═════ ENTRIES SUPPLIED

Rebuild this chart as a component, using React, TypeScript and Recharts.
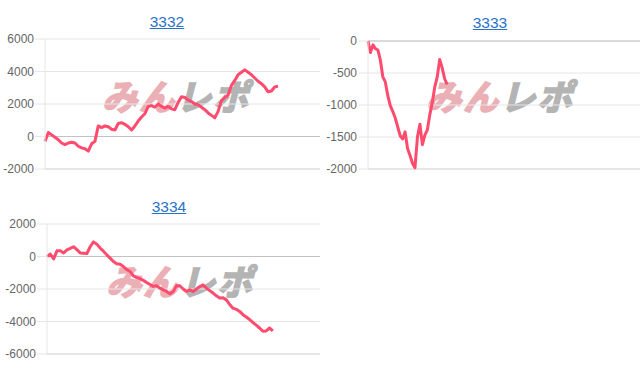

══════════
═════ ENTRIES SUPPLIED

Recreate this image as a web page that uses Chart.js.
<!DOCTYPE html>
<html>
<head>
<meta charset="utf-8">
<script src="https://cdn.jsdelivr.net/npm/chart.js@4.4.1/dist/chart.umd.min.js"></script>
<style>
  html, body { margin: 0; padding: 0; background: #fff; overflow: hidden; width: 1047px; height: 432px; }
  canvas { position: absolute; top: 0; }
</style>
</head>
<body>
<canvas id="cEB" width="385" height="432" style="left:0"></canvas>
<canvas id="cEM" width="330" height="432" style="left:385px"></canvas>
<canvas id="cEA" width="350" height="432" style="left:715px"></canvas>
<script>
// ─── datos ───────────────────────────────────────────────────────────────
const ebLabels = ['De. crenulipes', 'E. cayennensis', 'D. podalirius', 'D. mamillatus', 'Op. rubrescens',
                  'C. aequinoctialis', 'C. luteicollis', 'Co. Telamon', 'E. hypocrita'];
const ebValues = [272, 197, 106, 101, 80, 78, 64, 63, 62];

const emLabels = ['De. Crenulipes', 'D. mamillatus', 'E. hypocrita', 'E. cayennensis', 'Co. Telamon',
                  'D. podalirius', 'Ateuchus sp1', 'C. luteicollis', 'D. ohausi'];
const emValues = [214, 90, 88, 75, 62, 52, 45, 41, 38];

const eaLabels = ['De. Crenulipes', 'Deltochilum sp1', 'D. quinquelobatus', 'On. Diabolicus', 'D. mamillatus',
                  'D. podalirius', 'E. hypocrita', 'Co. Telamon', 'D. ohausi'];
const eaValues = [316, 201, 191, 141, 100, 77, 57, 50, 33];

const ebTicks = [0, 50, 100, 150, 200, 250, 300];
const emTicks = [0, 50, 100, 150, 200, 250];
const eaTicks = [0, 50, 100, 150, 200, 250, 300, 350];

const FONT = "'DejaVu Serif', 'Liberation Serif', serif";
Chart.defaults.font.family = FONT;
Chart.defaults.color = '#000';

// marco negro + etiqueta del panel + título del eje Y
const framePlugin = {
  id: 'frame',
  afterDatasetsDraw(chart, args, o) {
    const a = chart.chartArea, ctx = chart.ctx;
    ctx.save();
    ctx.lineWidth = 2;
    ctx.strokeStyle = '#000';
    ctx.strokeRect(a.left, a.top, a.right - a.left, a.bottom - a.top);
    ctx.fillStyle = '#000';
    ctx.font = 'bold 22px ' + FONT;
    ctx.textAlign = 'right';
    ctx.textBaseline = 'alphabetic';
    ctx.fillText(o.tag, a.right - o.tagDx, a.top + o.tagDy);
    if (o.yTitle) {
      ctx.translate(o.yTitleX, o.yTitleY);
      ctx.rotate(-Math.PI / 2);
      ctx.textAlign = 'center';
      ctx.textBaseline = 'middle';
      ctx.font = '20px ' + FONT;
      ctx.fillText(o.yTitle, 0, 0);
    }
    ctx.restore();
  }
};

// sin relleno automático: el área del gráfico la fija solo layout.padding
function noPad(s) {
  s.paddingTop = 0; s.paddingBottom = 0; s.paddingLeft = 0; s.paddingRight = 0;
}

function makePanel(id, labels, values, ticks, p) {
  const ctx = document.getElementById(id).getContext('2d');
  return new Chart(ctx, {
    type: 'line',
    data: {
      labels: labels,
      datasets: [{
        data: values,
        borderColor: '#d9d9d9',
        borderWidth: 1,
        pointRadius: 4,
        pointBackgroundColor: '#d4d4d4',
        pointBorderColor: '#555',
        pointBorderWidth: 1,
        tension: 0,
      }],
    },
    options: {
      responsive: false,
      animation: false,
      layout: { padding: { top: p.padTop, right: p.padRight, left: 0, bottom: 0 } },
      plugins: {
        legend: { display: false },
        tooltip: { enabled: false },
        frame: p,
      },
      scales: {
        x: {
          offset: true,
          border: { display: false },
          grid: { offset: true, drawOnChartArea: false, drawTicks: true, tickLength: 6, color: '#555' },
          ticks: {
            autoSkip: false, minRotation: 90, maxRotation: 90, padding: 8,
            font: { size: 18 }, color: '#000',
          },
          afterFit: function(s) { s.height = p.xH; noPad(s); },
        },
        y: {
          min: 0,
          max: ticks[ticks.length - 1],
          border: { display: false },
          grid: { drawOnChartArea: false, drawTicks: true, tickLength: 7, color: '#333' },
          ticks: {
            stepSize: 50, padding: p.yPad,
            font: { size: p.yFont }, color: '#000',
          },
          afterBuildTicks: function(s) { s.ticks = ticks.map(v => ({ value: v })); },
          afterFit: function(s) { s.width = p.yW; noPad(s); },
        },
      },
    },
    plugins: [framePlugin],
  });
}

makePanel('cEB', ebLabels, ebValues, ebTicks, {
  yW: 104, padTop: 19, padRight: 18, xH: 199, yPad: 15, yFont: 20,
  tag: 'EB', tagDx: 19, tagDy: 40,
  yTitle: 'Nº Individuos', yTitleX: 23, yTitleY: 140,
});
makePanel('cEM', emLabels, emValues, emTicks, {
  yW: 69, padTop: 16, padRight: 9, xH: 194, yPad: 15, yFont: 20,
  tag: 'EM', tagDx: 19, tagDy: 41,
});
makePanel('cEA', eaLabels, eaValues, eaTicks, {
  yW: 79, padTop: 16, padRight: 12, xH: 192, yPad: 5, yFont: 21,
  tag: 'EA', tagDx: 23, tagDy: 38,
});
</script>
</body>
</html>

══════════

◆ **WHAT TO WORK ON**: Repeat the span of lines that opens with the line holding "Recreate this image" and closes with the line holding "45, 41, 38];", exactly as it stands.

◆ **EXPECTED OUTPUT**:
Recreate this image as a web page that uses Chart.js.
<!DOCTYPE html>
<html>
<head>
<meta charset="utf-8">
<script src="https://cdn.jsdelivr.net/npm/chart.js@4.4.1/dist/chart.umd.min.js"></script>
<style>
  html, body { margin: 0; padding: 0; background: #fff; overflow: hidden; width: 1047px; height: 432px; }
  canvas { position: absolute; top: 0; }
</style>
</head>
<body>
<canvas id="cEB" width="385" height="432" style="left:0"></canvas>
<canvas id="cEM" width="330" height="432" style="left:385px"></canvas>
<canvas id="cEA" width="350" height="432" style="left:715px"></canvas>
<script>
// ─── datos ───────────────────────────────────────────────────────────────
const ebLabels = ['De. crenulipes', 'E. cayennensis', 'D. podalirius', 'D. mamillatus', 'Op. rubrescens',
                  'C. aequinoctialis', 'C. luteicollis', 'Co. Telamon', 'E. hypocrita'];
const ebValues = [272, 197, 106, 101, 80, 78, 64, 63, 62];

const emLabels = ['De. Crenulipes', 'D. mamillatus', 'E. hypocrita', 'E. cayennensis', 'Co. Telamon',
                  'D. podalirius', 'Ateuchus sp1', 'C. luteicollis', 'D. ohausi'];
const emValues = [214, 90, 88, 75, 62, 52, 45, 41, 38];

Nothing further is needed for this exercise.